#Truant

When Max was in third grade, he told me that he had too many sick days to get into a good college. He said: “The government isn’t going to let me have another chance, unless I figure out a way to reverse the time-space continuum and re-do a couple of tests. And I’m not sure I want to do that.”

My greatest joys and proudest moments in my life have come from being the mother to my two sons. As have my most vulnerable and scared moments. My fired-up-tiger-claws-out-I-will-eat-your-face-if-you-hurt-my-kids-moments. My moments of deepest despair and shame came from the times when I felt like I failed my sons as their mother. I didn’t sign them up for the thing on time. I didn’t sew the patch on the right sleeve. I forgot to bake the class snack and I sent in a pack of Oreos and a side of sorry. I have this thing about the time-space continuum. I usually end up behind it. But I hope I have shown my children through this process that I am imperfect, I am compassionate, I am vulnerable, I am creative, I make mistakes, I fall down, I get back up again, and I’m going to be late.
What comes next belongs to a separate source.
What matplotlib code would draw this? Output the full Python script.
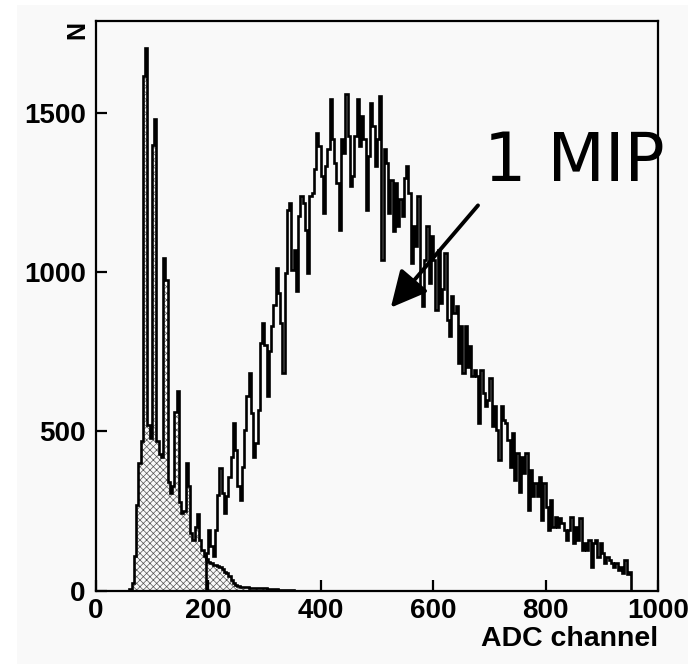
import numpy as np
import matplotlib
matplotlib.use("Agg")
import matplotlib.pyplot as plt
from matplotlib.patches import Rectangle

# ADC spectrum: pedestal (hatched) and 1 MIP signal (open), 4-channel bins
bin_width = 4

ped_first = 60
ped_counts = [5, 25, 110, 270, 400, 470, 1615, 1705, 520, 480,
              1400, 1482, 470, 430, 420, 1045, 975, 340, 307, 330,
              560, 626, 280, 244, 250, 401, 330, 180, 160, 200,
              241, 160, 128, 110, 100, 90, 87, 82, 80, 78,
              74, 68, 60, 55, 45, 35, 25, 18, 15, 13,
              12, 12, 11, 10, 10, 9, 9, 8, 8, 7,
              7, 6, 5, 5, 4, 4, 3, 3, 3, 2,
              2, 2, 1]

mip_first = 196
mip_counts = [117, 190, 140, 108, 190, 300, 385, 306, 243, 296,
              358, 420, 526, 442, 330, 285, 390, 505, 610, 684,
              558, 421, 463, 568, 778, 841, 773, 610, 753, 830,
              898, 1014, 935, 841, 684, 998, 1197, 1218, 1008, 1071,
              940, 1176, 1239, 1218, 1134, 998, 1239, 1250, 1323, 1438,
              1396, 1302, 1187, 1333, 1386, 1543, 1417, 1344, 1281, 1134,
              1417, 1375, 1559, 1428, 1270, 1302, 1428, 1543, 1396, 1491,
              1417, 1197, 1365, 1533, 1459, 1333, 1417, 1553, 1040, 1386,
              1344, 1187, 1291, 1129, 1281, 1145, 1229, 1176, 1297, 1333,
              1250, 1030, 1145, 1082, 1239, 946, 893, 1040, 1145, 967,
              1113, 1040, 883, 1071, 904, 946, 1061, 851, 799, 925,
              872, 893, 715, 830, 684, 830, 704, 767, 673, 694,
              673, 526, 694, 621, 579, 600, 668, 516, 579, 505,
              411, 579, 537, 526, 474, 390, 495, 348, 432, 311,
              421, 369, 432, 254, 380, 296, 338, 296, 358, 222,
              338, 264, 191, 285, 201, 233, 201, 228, 212, 191,
              159, 191, 233, 149, 201, 159, 228, 128, 149, 128,
              159, 75, 149, 159, 107, 149, 117, 86, 107, 96,
              86, 75, 86, 65, 75, 55, 96, 52, 60]

x_ticks = [0, 200, 400, 600, 800, 1000]
y_ticks = [0, 500, 1000, 1500]

ped_edges = ped_first + bin_width * np.arange(len(ped_counts) + 1)
mip_edges = mip_first + bin_width * np.arange(len(mip_counts) + 1)

plt.rcParams['font.family'] = ['Liberation Sans', 'DejaVu Sans']
plt.rcParams['hatch.linewidth'] = 0.5

bg = '#f9f9f9'
fig = plt.figure(figsize=(6.88, 6.64), dpi=100, facecolor='white')
fig.patches.append(Rectangle((17 / 688, 0), 1, 1 - 5 / 664, transform=fig.transFigure,
                             facecolor=bg, edgecolor='none', zorder=-10))
ax = fig.add_axes([95.5 / 688, 1 - 590.7 / 664, 562.5 / 688, 570 / 664])
ax.set_facecolor(bg)

# pedestal: hatched fill plus black outline
ax.stairs(ped_counts, ped_edges, fill=True, hatch='xxxxx', facecolor=bg,
          edgecolor='#555555', linewidth=0)
ax.stairs(ped_counts, ped_edges, baseline=0, color='black', linewidth=1.9)
# signal
ax.stairs(mip_counts, mip_edges, baseline=0, color='black', linewidth=1.9)

ax.set_xlim(0, 1000)
ax.set_ylim(0, 1790)
ax.set_xticks(x_ticks)
ax.set_yticks(y_ticks)
for s in ax.spines.values():
    s.set_linewidth(1.6)
ax.tick_params(direction='in', length=8, width=1.6, labelsize=20)
ax.tick_params(axis='y', pad=7)
ax.tick_params(axis='x', pad=5)
for lab in ax.get_xticklabels() + ax.get_yticklabels():
    lab.set_fontweight('bold')

ax.set_xlabel('ADC channel', loc='right', fontsize=20.5, fontweight='bold', labelpad=2)
ax.text(-0.033, 0.984, 'N', rotation=90, ha='center', va='center',
        transform=ax.transAxes, fontsize=18, fontweight='bold')

ax.text(690, 1286, '1 MIP', fontsize=48, family='DejaVu Sans', ha='left', va='baseline')
ax.annotate('', xy=(525, 889), xytext=(680, 1210),
            arrowprops=dict(arrowstyle='-|>,head_length=1.0,head_width=0.5',
                            mutation_scale=22, lw=2.8, color='black',
                            shrinkA=0, shrinkB=0))

fig.savefig('out.png', dpi=100, facecolor=fig.get_facecolor())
I am the kind of late where I am trying to do one more thing before I left the place where I was. I’m trying to do a load of laundry. Read and respond to an email. Answer a text from a sad friend and I don’t want them to feel alone. Listen one more time to a song that someone I love shared with me and it makes me think of them.  I’m the kind of late who stayed up the night before reading an amazing new book or transcribing music on my cello or writing a poem or practicing salsa steps. But I promise, I’m not going to be really late. Maybe 5-10 minutes. And I promise. I will be there.  

My son Max – he’s that kind of late, too. Up too late, and in the mornings, during the school year, this meant he showed up to his 8:00 am class often 10, 20, 30 minutes late. At the end of the year, I got a warning letter from the school district letting me know that my son was a truant. My creative, brilliant, son, who gets letters from colleges weekly, who spends his free time playing jazz and busting his ass working as a grocery clerk, who stays up too late because he is trying to do better and be better. Well, according to the school district – he is a truant. But what the district doesn’t mention is that he always shows up. He just shows up late.

In a world that allegedly celebrates creativity and thinking outside the box, the problem is, we are unwilling to relinquish boxes. We crave definitions and certainty. In many ways, I get why we need that. I’m an attorney. I’m a bit of a rule-follower. But I also see, day in and day out, that we forgo the practical because it’s “safer” to cling to a definition and stay in a box. As an example. One of my favorite quotes from “The Breakfast Club” is:

“Brian: I’m a f*in’ idiot because I can’t make a lamp?

Bender: No, you’re a genius because you can’t make a lamp.

Brian: What do you know about Trigonometry?

Bender: I could care less about Trigonometry.

Brian: Bender, did you know without Trigonometry there’d be no engineering?

Bender: Without lamps, there’d be no light.”

When he was in middle school, Max said to me, “Mom, I don’t understand why we take some of the classes that we do. I understand why we take Language Arts and Math and Science. But I don’t know why we take Social Studies. I mean, yesterday we learned that Mayans considered big noses a sign of beauty. When am I ever going to need that in life?” I said, “Max, maybe one day you’ll be at a cocktail party and you’ll see a pretty girl and you’ll need a conversation starter. You’ll walk up to her and say, hello, ladies. Did you know that in the Mayan culture big noses were considered a sign of beauty?” He said, “Yeah, I’d say, hello ladies, did you know that you would be considered beautiful in Mayan culture? Your big nose would actually be a sign of beauty.” Definitions are mutable. Boxes are different sizes. Noses are relative and relevant to faces. It all depends on the lamp and the lighting.  

A friend of mine, who was an NFL football player, once told me, “You’re always a twisted knee away from oblivion.” And – his career ended because of a knee injury. But before that happened, he accomplished amazing goals. And that’s the thing. You can either be diminished by what might happen or other people’s expectations and definitions of you. Or you can keep going and take care of sh*t right now.

No matter where you are, no matter when you get there, you are perfect and exactly right. And if I’m supposed to meet you there, I’ll be a little late. But I promise. I’ll be there.